[Code that draws figures]
/---
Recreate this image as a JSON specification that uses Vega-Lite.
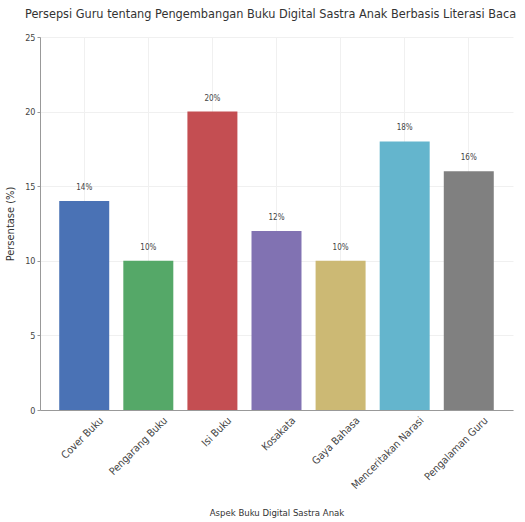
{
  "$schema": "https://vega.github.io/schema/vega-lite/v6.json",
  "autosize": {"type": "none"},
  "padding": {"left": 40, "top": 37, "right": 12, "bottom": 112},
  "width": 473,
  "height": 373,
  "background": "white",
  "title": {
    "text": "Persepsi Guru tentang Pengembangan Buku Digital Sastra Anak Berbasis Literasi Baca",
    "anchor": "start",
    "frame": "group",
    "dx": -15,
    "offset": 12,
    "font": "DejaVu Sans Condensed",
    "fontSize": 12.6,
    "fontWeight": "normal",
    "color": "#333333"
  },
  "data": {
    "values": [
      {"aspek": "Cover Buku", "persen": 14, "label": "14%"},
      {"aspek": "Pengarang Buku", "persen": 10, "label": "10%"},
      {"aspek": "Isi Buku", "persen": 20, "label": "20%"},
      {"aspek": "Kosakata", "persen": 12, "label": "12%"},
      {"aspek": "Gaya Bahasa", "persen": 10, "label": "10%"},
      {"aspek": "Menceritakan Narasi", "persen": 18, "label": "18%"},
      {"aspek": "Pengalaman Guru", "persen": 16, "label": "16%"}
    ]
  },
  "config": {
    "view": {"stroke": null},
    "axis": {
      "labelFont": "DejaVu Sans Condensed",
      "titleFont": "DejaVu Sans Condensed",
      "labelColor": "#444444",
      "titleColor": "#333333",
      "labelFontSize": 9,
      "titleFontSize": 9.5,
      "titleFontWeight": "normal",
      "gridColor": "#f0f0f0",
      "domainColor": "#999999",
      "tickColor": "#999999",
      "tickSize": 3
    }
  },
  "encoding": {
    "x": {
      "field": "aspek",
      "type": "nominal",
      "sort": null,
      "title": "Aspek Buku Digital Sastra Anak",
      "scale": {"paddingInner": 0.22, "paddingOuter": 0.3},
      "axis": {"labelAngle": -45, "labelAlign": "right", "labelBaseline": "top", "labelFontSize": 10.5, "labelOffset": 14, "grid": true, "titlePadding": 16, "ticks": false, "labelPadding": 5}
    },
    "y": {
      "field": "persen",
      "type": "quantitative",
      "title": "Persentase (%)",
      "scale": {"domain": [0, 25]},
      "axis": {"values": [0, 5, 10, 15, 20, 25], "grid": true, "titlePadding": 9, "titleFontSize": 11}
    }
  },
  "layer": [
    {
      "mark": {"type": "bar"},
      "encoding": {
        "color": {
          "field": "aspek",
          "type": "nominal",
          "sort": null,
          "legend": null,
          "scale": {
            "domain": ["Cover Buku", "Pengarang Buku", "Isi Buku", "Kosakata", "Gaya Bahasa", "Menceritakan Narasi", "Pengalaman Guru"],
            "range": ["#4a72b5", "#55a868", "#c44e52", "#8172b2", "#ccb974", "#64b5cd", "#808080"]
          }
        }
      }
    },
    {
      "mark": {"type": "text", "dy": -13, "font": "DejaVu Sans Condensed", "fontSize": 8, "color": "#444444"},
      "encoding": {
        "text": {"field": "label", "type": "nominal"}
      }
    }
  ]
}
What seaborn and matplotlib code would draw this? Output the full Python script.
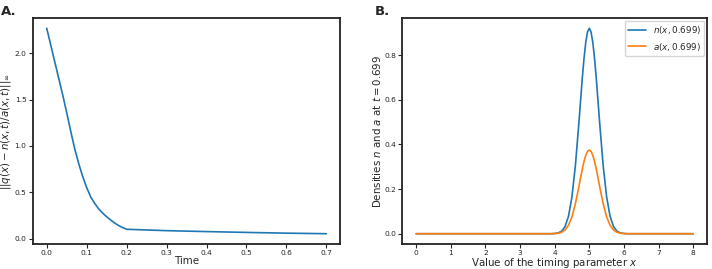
\---
The task:
Some lines of the data above may hold the word "this"; report how many do, and nothing else.

Finished answer:
2